In this chapter, you have focused on making inferences based on a representative sample from a random process that can be repeated indefinitely under identical conditions or from a finite population, for a single binary variable. You have learned how to model the chance variation in the binary outcomes that arise from such a sampling process.

In each case, when the p-value is small, we have evidence that the observed result did not happen solely due to the random chance inherent in the sampling process (a "statistically significant result"). The smaller the p-value, the stronger the evidence against the null hypothesis.

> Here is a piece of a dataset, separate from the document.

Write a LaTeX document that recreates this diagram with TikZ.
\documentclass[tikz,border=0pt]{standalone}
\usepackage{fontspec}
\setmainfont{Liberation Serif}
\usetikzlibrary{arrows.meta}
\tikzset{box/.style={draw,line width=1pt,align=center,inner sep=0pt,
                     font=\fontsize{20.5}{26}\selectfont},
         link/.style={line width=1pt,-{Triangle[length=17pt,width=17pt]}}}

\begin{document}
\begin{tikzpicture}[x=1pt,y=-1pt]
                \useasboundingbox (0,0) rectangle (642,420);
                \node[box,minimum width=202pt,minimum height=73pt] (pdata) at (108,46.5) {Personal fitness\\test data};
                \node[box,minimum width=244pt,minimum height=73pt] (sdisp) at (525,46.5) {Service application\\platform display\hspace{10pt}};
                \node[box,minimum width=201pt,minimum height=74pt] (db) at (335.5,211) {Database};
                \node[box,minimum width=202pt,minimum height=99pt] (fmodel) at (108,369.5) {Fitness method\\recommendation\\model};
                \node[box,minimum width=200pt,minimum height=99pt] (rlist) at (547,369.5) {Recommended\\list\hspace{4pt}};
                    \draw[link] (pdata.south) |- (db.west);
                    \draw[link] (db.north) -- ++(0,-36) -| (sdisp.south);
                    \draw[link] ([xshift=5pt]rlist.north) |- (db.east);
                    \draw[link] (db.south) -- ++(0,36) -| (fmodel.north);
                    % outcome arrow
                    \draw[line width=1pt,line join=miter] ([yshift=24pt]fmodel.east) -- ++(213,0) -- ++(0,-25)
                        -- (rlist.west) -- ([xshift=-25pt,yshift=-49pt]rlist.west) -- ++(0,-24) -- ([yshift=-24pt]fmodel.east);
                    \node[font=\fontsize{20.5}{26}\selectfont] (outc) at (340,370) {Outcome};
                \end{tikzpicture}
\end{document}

Still, we must keep in mind that we are merely measuring the strength of evidence – we may be making a mistake whenever we decide whether or not to reject a null hypothesis. If we decide the observed result did not happen by chance and so reject the null hypothesis, there is still a small probability that the null hypothesis is true and that the observed result did occur by chance (the probability of committing a Type I error). If we decide the result did happen by chance, there is still a probability that something other than random chance was involved (a Type II error). It is important to consider the probabilities of these errors when completing your assessment of a study. In particular, the sample size of the study can influence the probability of a Type II error and the related idea of power, which is the probability of correctly rejecting a null hypothesis when it is false.

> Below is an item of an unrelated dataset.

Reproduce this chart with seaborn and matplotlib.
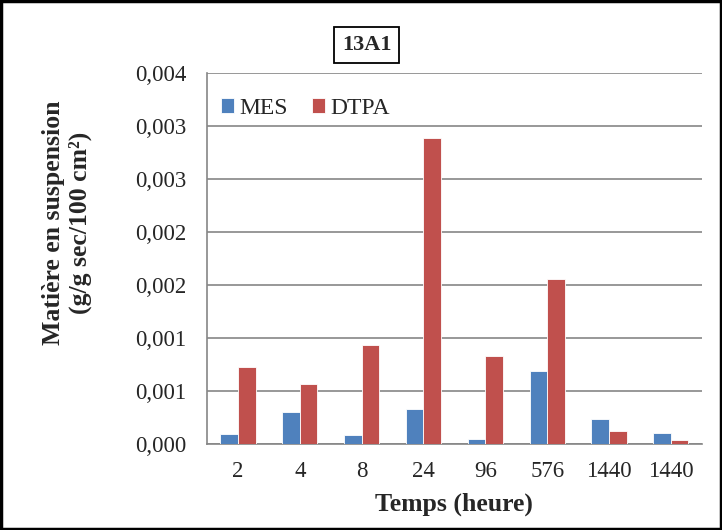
import matplotlib
matplotlib.use("Agg")
import matplotlib.pyplot as plt
from matplotlib.patches import Rectangle
from matplotlib.ticker import FixedLocator
import seaborn as sns
import pandas as pd
import numpy as np

# Data
temps_labels = ["2", "4", "8", "24", "96", "576", "1440", "1440"]
mes = [0.000095, 0.000305, 0.000088, 0.000334, 0.00005, 0.000686, 0.000236, 0.0001]
dtpa = [0.000727, 0.000566, 0.000931, 0.002889, 0.000831, 0.001558, 0.00012, 0.000035]
series_names = ["MES", "DTPA"]
colors = ["#4F81BD", "#C0504D"]
yticks = [0, 0.0005, 0.001, 0.0015, 0.002, 0.0025, 0.003, 0.0035]
ytick_labels = ["0,000", "0,001", "0,001", "0,002", "0,002", "0,003", "0,003", "0,004"]

sns.set_style("white")
plt.rcParams["font.family"] = ["Liberation Serif", "DejaVu Serif"]

idx = [f"c{i}" for i in range(len(temps_labels))]
df = pd.DataFrame({
    "cat": idx * 2,
    "value": mes + dtpa,
    "serie": [series_names[0]] * len(mes) + [series_names[1]] * len(dtpa),
})

fig = plt.figure(figsize=(7.22, 5.30), dpi=100)
ax = fig.add_axes([0.2867, 0.1623, 0.972 - 0.2867, 0.8623 - 0.1623])

sns.barplot(data=df, x="cat", y="value", hue="serie", order=idx,
            hue_order=series_names, palette=colors, width=0.57, saturation=1,
            edgecolor="white", linewidth=0.6, ax=ax, errorbar=None, zorder=3)

ax.set_ylim(0, 0.0035)
ax.set_xlim(-0.5, len(idx) - 0.5)
ax.set_yticks(yticks)
ax.set_yticklabels(ytick_labels, fontsize=16.5)
ax.set_xticks(range(len(idx)))
ax.set_xticklabels(temps_labels, fontsize=16.5)
ax.xaxis.set_minor_locator(FixedLocator(np.arange(-0.5, len(idx), 1.0)))
ax.tick_params(axis="x", which="major", length=0, pad=12)
ax.tick_params(axis="x", which="minor", length=7, width=1.2, color="#868686", direction="out")
ax.tick_params(axis="y", which="major", length=7, width=1.2, color="#868686", direction="out", pad=8)

ax.grid(axis="y", color="#868686", linewidth=1.2, zorder=0)
ax.set_axisbelow(True)
for s in ["top", "right"]:
    ax.spines[s].set_visible(False)
for s in ["left", "bottom"]:
    ax.spines[s].set_color("#868686")
    ax.spines[s].set_linewidth(1.2)

ax.set_xlabel("Temps (heure)", fontsize=18.5, fontweight="bold", labelpad=8)
ax.set_ylabel("Matière en suspension\n(g/g sec/100 cm²)", fontsize=18.5, fontweight="bold",
              linespacing=1.2)
ax.yaxis.set_label_coords(-0.232, 0.595)

leg = ax.legend(loc="upper left", bbox_to_anchor=(-0.015, 0.99), ncol=2, frameon=False,
                fontsize=17, handlelength=0.55, handleheight=0.55, handletextpad=0.25,
                columnspacing=1.0)

fig.text(0.508, 0.915, "13A1", fontsize=16, fontweight="bold", ha="center", va="center",
         bbox=dict(boxstyle="square,pad=0.35", facecolor="white", edgecolor="black", linewidth=1.3))

fig.add_artist(Rectangle((0.002, 0.002), 0.996, 0.996, transform=fig.transFigure,
                         fill=False, edgecolor="black", linewidth=2.5))

fig.savefig("out.png", dpi=100)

You began your study of confidence intervals as specifying an interval of plausible values for the process probability based on what you observed in the sample. These were the hypothesized parameter values that generated two-sided p-values above the level of significance \(\alpha\text{.}\) In other words, they were the parameter values for which your sample result would not be surprising. When the sample size is large (large enough for the normal approximation to be valid), we saw that these confidence intervals have a very convenient form: statistic ± margin-of-error where margin-of-error = critical value × standard error of statistic. The critical value is the number of standard errors you want to use corresponding to a specified confidence level. Keep in mind that the level of confidence provides a measure of how reliable the procedure will be in the long-run (which can vary by procedure and sample conditions).

Finally, you saw that this reasoning process holds equally well when the sampling is from a finite population, where the randomness in our model comes from the selection of the observational units, not from the observational units’ individual outcomes. In which case, use of random sampling allows us to believe that our sample is representative of (has similar characteristics as) the larger population. [But still be on the look out for possible non-sampling errors (e.g., wording of a question).] Use of simple random samples also allows us to estimate the sample-to-sample variation in our statistic. Technically we should use the hypergeometric distribution to model the behavior of the statistic. But if the population is large compared to the size of the sample (e.g., more than 20 times larger), then we can still use the binomial distribution; and if the sample size is also large we can use normal-based methods to determine p-values and confidence intervals (as well as power and sample size calculations). The interpretation of the p-value is essentially the same but now applies to the randomness inherent in the sampling process. Also keep in mind that the confidence interval aims to capture the proportion of the population having the characteristic of interest (which is equivalent to the probability of selecting one individual from the population with that characteristic when the population is large).